Jun
22
Swiss Cheese Model of Human Error, by Christopher B. Tucker
June 22, 2010 |
Aviation Safety experts talk a lot about "The Swiss Cheese Model" of human error as described by Dr. James Reason of the University of Manchester Dept. of Psychology.
From wikipedia:: ( http://tiny.cc/ysg88 )
"James Reason hypothesizes that most accidents can be traced to one or more of four levels of failure: Organizational influences, unsafe supervision, preconditions for unsafe acts, and the unsafe acts themselves. In this model, an organization's defences against failure are modelled as a series of barriers, with individual weaknesses in individual parts of the system, and are continually varying in size and position. The system as a whole produces failures when all individual barrier weaknesses align, permitting "a trajectory of accident opportunity", so that a hazard passes through all of the holes in all of the defenses, leading to a failure."
In "Human error models and management" ( http://tiny.cc/xl25n ) James Reason criticizes the "person approach" to human error and suggests a "Systems approach": "The long-standing and widespread tradition of the person approach focuses on the unsafe acts—errors and procedural violations—of people on the front line …" ~ " It views these unsafe acts as arising primarily from aberrant mental processes such as forgetfulness, inattention, poor motivation, carelessness, negligence, and recklessness. The associated countermeasures are directed mainly at reducing unwanted variability in human behavior."
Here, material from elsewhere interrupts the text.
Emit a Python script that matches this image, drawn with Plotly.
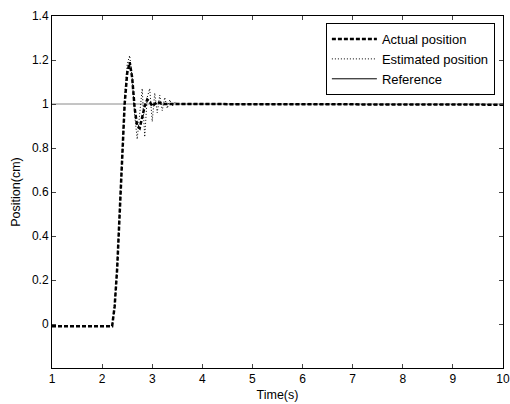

… "Another serious weakness of the person approach is that by focusing on the individual origins of error, it isolates unsafe acts from their system context. As a result, 2 important features of human error tend to be overlooked. First, it is often the best people who make the worst mistakes—error is not the monopoly of an unfortunate few. Second, far from being random, mishaps tend to fall into recurrent patterns. The same set of circumstances can provoke similar errors, regardless of the people involved. The pursuit of greater safety is seriously impeded by an approach that does not seek out and remove the error-provoking properties within the system at large."
"The basic premise in the system approach is that humans are fallible and errors are to be expected, even in the best organizations. Errors are seen as consequences rather than causes, having their origins not so much in the perversity of human nature as in “upstream” systemic factors. These include recurrent error traps in the workplace and the organizational processes that give rise to them.
Countermeasures are based on the assumption that although we cannot change the human condition, we can change the conditions under which humans work. A central idea is that of system defenses. All hazardous technologies possess barriers and safeguards. When an adverse event occurs, the important issue is not who blundered, but how and why the defenses failed."
His seminal work : "Human Error", James Reason, 1990 ( http://tiny.cc/i1q5a )
Peter Grieve comments:
This is very similar to Nigel's chess teaching - when someone makes a blunder, usually it's been set up by a position that has been deteriorating for several moves.